Mevlâna, güzeli, iyiyi doğruya, tek kelime ile Hakikati arayanlara müjdeler veren. Tevhide boyanmış, âlemi birleşmiş bir PÎR'dir. "Bizim Mesnevimiz vahdet dükkânıdır, orada birden gayrı gördüğün herşey puttur" buyurması, vahdete garkolmasındandır. Bununla beraber Mesnevi, her mertebedeki insana ayrı ayrı hitap etmekte, çoklukta BİR'i göstermektedir.
Mevlâna, insanı ebedî saadete kavuşturan, mâna yolunu gösteren, beşeri kusur ve zaaflarıyla çağıran rahmet ve sevgi deryasıdır; hikmet, marifet ummanıdır. Veliyi ekmeldir.

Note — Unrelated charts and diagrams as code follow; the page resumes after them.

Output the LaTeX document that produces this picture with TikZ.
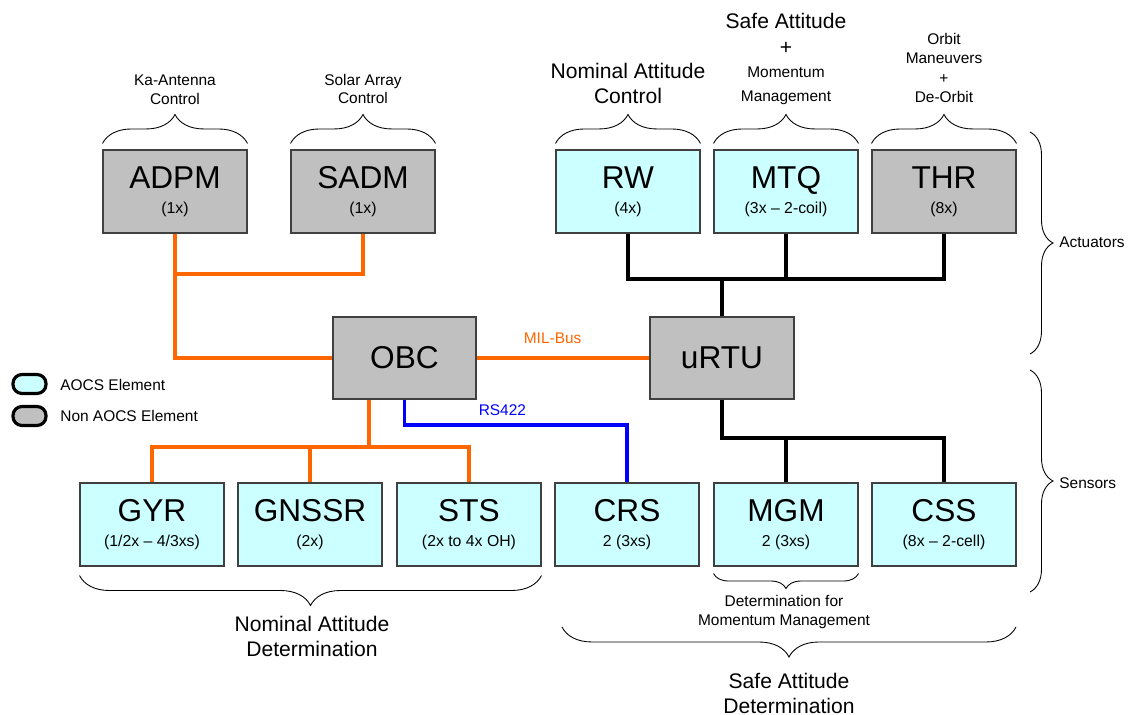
\documentclass[tikz,border=0pt]{standalone}
\usepackage{fontspec}
\setmainfont{Liberation Sans}
\usepackage{xcolor}
\usetikzlibrary{decorations.pathreplacing}
\definecolor{aocsCyan}{HTML}{CCFFFF}
\definecolor{nonGrey}{HTML}{C0C0C0}
\definecolor{busOrange}{HTML}{FF6600}
\definecolor{busBlue}{HTML}{0000FF}
\newcommand{\unitname}[1]{{\fontsize{18}{18}\selectfont #1}}
\tikzset{
unitbox/.style = {rectangle, draw=black!75, line width=0.6pt, fill=#1,
                  minimum width=2.88cm, minimum height=1.66cm,
                  inner sep=0pt, align=center,
                  font=\fontsize{9}{14}\selectfont},
unitbox/.default = aocsCyan % AOCS element
}
\tikzset{
milbus/.style = {draw=busOrange, line width=2pt},
rsbus/.style = {draw=busBlue, line width=2pt},
rtubus/.style = {draw=black, line width=2pt},
curly/.style = {draw=black, line width=0.5pt, decorate,
                decoration={brace, amplitude=#1}},
curly/.default = 0.58cm,
lbl/.style = {align=center, inner sep=0pt, font=\fontsize{8.8}{10.6}\selectfont},
biglbl/.style = {align=center, inner sep=0pt, font=\fontsize{12}{14.2}\selectfont},
legendkey/.style = {rectangle, rounded corners=0.18cm, draw=black, line width=1.8pt,
                    fill=#1, minimum width=0.66cm, minimum height=0.38cm}
}

\begin{document}
\begin{tikzpicture}[x=0.02cm, y=-0.02cm]
    \useasboundingbox (0,0) rectangle (1137,715);

    % actuators
    \node[unitbox=nonGrey] (ADPM) at (175,191.5) {\unitname{ADPM}\\(1x)};
    \node[unitbox=nonGrey] (SADM) at (363,191.5) {\unitname{SADM}\\(1x)};
    \node[unitbox] (RW)  at (628,191.5) {\unitname{RW}\\(4x)};
    \node[unitbox] (MTQ) at (786,191.5) {\unitname{MTQ}\\(3x -- 2-coil)};
    \node[unitbox=nonGrey] (THR) at (944,191.5) {\unitname{THR}\\(8x)};

    % computers
    \node[unitbox=nonGrey, minimum width=2.86cm, minimum height=1.64cm] (OBC) at (404.5,358) {\unitname{OBC}};
    \node[unitbox=nonGrey, minimum height=1.64cm] (uRTU) at (722,358) {\unitname{uRTU}};

    % sensors
    \node[unitbox] (GYR)   at (152,524.5) {\unitname{GYR}\\(1/2x -- 4/3xs)};
    \node[unitbox] (GNSSR) at (310,524.5) {\unitname{GNSSR}\\(2x)};
    \node[unitbox] (STS)   at (469,524.5) {\unitname{STS}\\(2x to 4x OH)};
    \node[unitbox] (CRS)   at (627,524.5) {\unitname{CRS}\\2 (3xs)};
    \node[unitbox] (MGM)   at (786,524.5) {\unitname{MGM}\\2 (3xs)};
    \node[unitbox] (CSS)   at (944,524.5) {\unitname{CSS}\\(8x -- 2-cell)};

    \coordinate (adpmJoin) at (175,274);
    \coordinate (obcBus) at (369,447);
    \coordinate (rsTurn) at (627,425);
    \coordinate (actBus) at (722,279);
    \coordinate (senBus) at (722,438);

    \draw[milbus] (ADPM.south) |- (OBC.west);
    \draw[milbus] (SADM.south) |- (adpmJoin);
    \draw[milbus] (OBC.east) -- node[above=0.25cm, pos=0.44, inner sep=0pt, text=busOrange,
        font=\fontsize{8.8}{10}\selectfont]{MIL-Bus} (uRTU.west);
    \draw[milbus] (OBC.south -| obcBus) -- (obcBus);
    \draw[milbus] (GYR.north) -- (GYR.north |- obcBus) -- (STS.north |- obcBus) -- (STS.north);
    \draw[milbus] (GNSSR.north) -- (GNSSR.north |- obcBus);

    \draw[rsbus] (OBC.south) |- node[above=0.15cm, pos=0.72, inner sep=0pt, text=busBlue,
        font=\fontsize{8.8}{10}\selectfont]{RS422} (rsTurn) -- (CRS.north);

    \draw[rtubus] (RW.south) |- (THR.south |- actBus) -- (THR.south);
    \draw[rtubus] (MTQ.south) -- (MTQ.south |- actBus);
    \draw[rtubus, line width=2.5pt] (uRTU.north) -- (actBus);
    \draw[rtubus] (uRTU.south) |- (CSS.north |- senBus) -- (CSS.north);
    \draw[rtubus] (MGM.north) -- (MGM.north |- senBus);

    % braces on top
    \draw[curly] ([yshift=0.12cm]ADPM.north west) -- ([yshift=0.12cm]ADPM.north east);
    \draw[curly] ([yshift=0.12cm]SADM.north west) -- ([yshift=0.12cm]SADM.north east);
    \draw[curly] ([yshift=0.12cm]RW.north west) -- ([yshift=0.12cm]RW.north east);
    \draw[curly] ([yshift=0.12cm]MTQ.north west) -- ([yshift=0.12cm]MTQ.north east);
    \draw[curly] ([yshift=0.12cm]THR.north west) -- ([yshift=0.12cm]THR.north east);
    \node[lbl] (kaLbl) at (175,90) {Ka-Antenna\\Control};
    \node[lbl] (saLbl) at (363,89) {Solar Array\\Control};
    \node[biglbl] (nacLbl) at (628,83) {Nominal Attitude\\Control};
    \node[lbl, font=\fontsize{8.8}{13.4}\selectfont] (sampLbl) at (786,59)
        {{\fontsize{12}{13.4}\selectfont Safe Attitude}\\[1pt]{\fontsize{12}{13.4}\selectfont +}\\Momentum\\Management};
    \node[lbl, font=\fontsize{8.8}{11}\selectfont] (omLbl) at (944,68) {Orbit\\Maneuvers\\+\\De-Orbit};

    % braces on the right
    \coordinate (actTop) at (1030,132);
    \coordinate (actBot) at (1030,354);
    \coordinate (senTop) at (1030,370);
    \coordinate (senBot) at (1030,592);
    \draw[curly=0.46cm] (actTop) -- (actBot);
    \draw[curly=0.46cm] (senTop) -- (senBot);
    \node[lbl, anchor=west] (actLbl) at (1059,242) {Actuators};
    \node[lbl, anchor=west] (senLbl) at (1059,483) {Sensors};

    % braces below
    \coordinate (sadLeft) at (562,627);
    \coordinate (sadRight) at (1016,627);
    \draw[curly=0.6cm] ([yshift=-0.18cm]STS.south east) -- ([yshift=-0.18cm]GYR.south west);
    \draw[curly=0.3cm] ([yshift=-0.14cm]MGM.south east) -- ([yshift=-0.14cm]MGM.south west);
    \draw[curly=0.6cm] (sadRight) -- (sadLeft);
    \node[biglbl] (nadLbl) at (312,636) {Nominal Attitude\\Determination};
    \node[lbl] (dmmLbl) at (784,612) {Determination for\\Momentum Management};
    \node[biglbl] (sadLbl) at (789,693) {Safe Attitude\\Determination};

    % legend
    \node[legendkey=aocsCyan] (legAocs) at (29.5,384) {};
    \node[legendkey=nonGrey] (legNon) at (29.5,416) {};
    \node[lbl, anchor=west] (legAocsTxt) at (60,385) {AOCS Element};
    \node[lbl, anchor=west] (legNonTxt) at (60,416) {Non AOCS Element};
\end{tikzpicture}
\end{document}
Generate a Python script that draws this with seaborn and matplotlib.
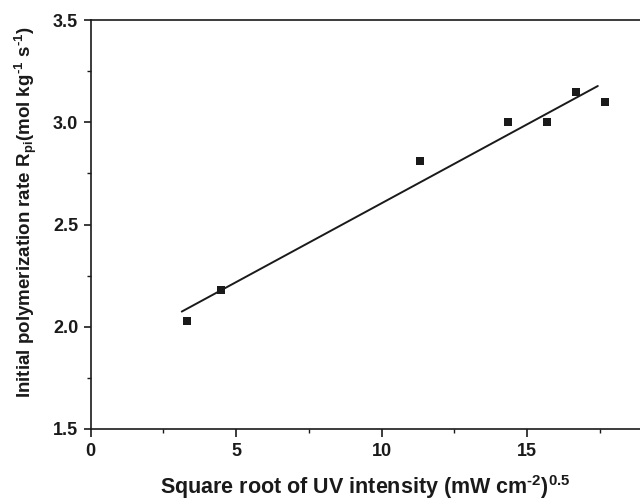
import numpy as np
import pandas as pd
import matplotlib
matplotlib.use("Agg")
import matplotlib.pyplot as plt
import seaborn as sns
from matplotlib.ticker import MultipleLocator

# Square root of UV intensity (mW cm^-2)^0.5 and initial polymerization rate (mol kg^-1 s^-1)
sqrt_intensity = [3.32, 4.47, 11.32, 14.33, 15.68, 16.68, 17.67]
rate = [2.03, 2.18, 2.81, 3.00, 3.00, 3.15, 3.10]

# x-range over which the fitted line is drawn
fit_range = [3.13, 17.43]

sns.set_theme(style="ticks")
plt.rcParams["font.family"] = ["Liberation Sans", "DejaVu Sans"]
plt.rcParams["font.weight"] = "bold"
plt.rcParams["mathtext.fontset"] = "custom"
plt.rcParams["mathtext.rm"] = "Liberation Sans:bold"
plt.rcParams["mathtext.it"] = "Liberation Sans:bold"
plt.rcParams["mathtext.bf"] = "Liberation Sans:bold"
plt.rcParams["mathtext.default"] = "rm"

df = pd.DataFrame({"x": sqrt_intensity, "y": rate})
slope, intercept = np.polyfit(df["x"], df["y"], 1)
fit_x = np.array(fit_range)
fit_df = pd.DataFrame({"x": fit_x, "y": slope * fit_x + intercept})

fig = plt.figure(figsize=(6.4, 5.04), dpi=100)
ax = fig.add_axes([0.1417, 0.149, 0.8583, 0.811])

ink = "#1a1a1a"
sns.lineplot(data=fit_df, x="x", y="y", ax=ax, color=ink, linewidth=1.4)
sns.scatterplot(data=df, x="x", y="y", ax=ax, marker="s", s=36,
                color=ink, edgecolor=ink, linewidth=0, zorder=3)

ax.set_xlim(0, 18.88)
ax.set_ylim(1.5, 3.5)
ax.xaxis.set_major_locator(MultipleLocator(5))
ax.xaxis.set_minor_locator(MultipleLocator(2.5))
ax.yaxis.set_major_locator(MultipleLocator(0.5))
ax.yaxis.set_minor_locator(MultipleLocator(0.25))
ax.set_yticklabels([f"{v:.1f}" for v in ax.get_yticks()])

for side in ["left", "bottom", "top"]:
    ax.spines[side].set_color(ink)
    ax.spines[side].set_linewidth(1.2)
ax.spines["right"].set_visible(False)

ax.tick_params(axis="both", which="major", direction="out", width=1.2,
               colors=ink, labelsize=13)
ax.tick_params(axis="x", which="major", length=6, pad=4.5)
ax.tick_params(axis="y", which="major", length=5, pad=4)
ax.tick_params(axis="both", which="minor", direction="out", length=3.2, width=1.0,
               colors=ink)
for lab in ax.get_xticklabels() + ax.get_yticklabels():
    lab.set_fontweight("bold")

hy = "\u2010"
ax.set_xlabel(r"Square root of UV intensity (mW cm$^{" + hy + r"2}$)$^{0.5}$",
              fontsize=15.5, fontweight="bold", color=ink, labelpad=9)
ax.set_ylabel(r"Initial polymerization rate R$_{pi}$(mol kg$^{" + hy + r"1}$ s$^{" + hy + r"1}$)",
              fontsize=13.5, fontweight="bold", color=ink)
ax.yaxis.set_label_coords(-0.095, 0.53)

fig.savefig("out.png", dpi=100)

Bir Hadiste: "Kişi sevdiği ile beraberdir" buyrulmuş, insanın sevdiği zümreden olduğu işaret edilmiştir. Şu halde Velîyi seven en büyük kârdadır; zira Veliler, Rabbin sevgilileridir. Gözbebeği insana ne ise, Velî de Hakk' ın o derece kıymetlisidir. Onlara yakınlık, şüphesiz, Rabbe yakınlıktır.
Allah, Kur'an'da emreder: "Ey îman edenler! Allahtan korkun ve sâdıklarla beraber olun."
Mutasavvıf müfessirlere göre: "Sâdıklar
Velilerdir."
Hz. Peygamber buyurur: "Cennet ağaçlarının gölgesinde oturun."
Mutasavvıflara göre: "Cennet ağaçları da Velîler'dir."
Mevlâna ise seslenir: "Allah ile olmak isteyen Evliyanın huzurunda bulunsun." Âşık ve Maşuk Mevlâna yine Mesnevisinde buyurur: "Gül mevsimi geçince gül kokusunu nereden alacaksın? Gülsuyundan..."
Mesnevîhanlara göre, "GÜL" Hz. Muhammed, "GÜLSUYU" Evliyaul-lahtır.
Evet böyle..
Mevlâna, Kutbul âşıkindir.
Mevlâna, Kutbu1 arifindir.
Mevlâna, Kutbul vâsılindir. Bir coşkunluğunda açıklamıştır : "Herkes bizi suret gözü ile nasıl görecek, biz, Kibriyanın su ve balçık içindeki nuruyuz."
Mesnevinin ilk beyitlerinde de buyurmuştur: "Denizi bir testiye dökersen ne kadar alır? Bir günün kısmetini.."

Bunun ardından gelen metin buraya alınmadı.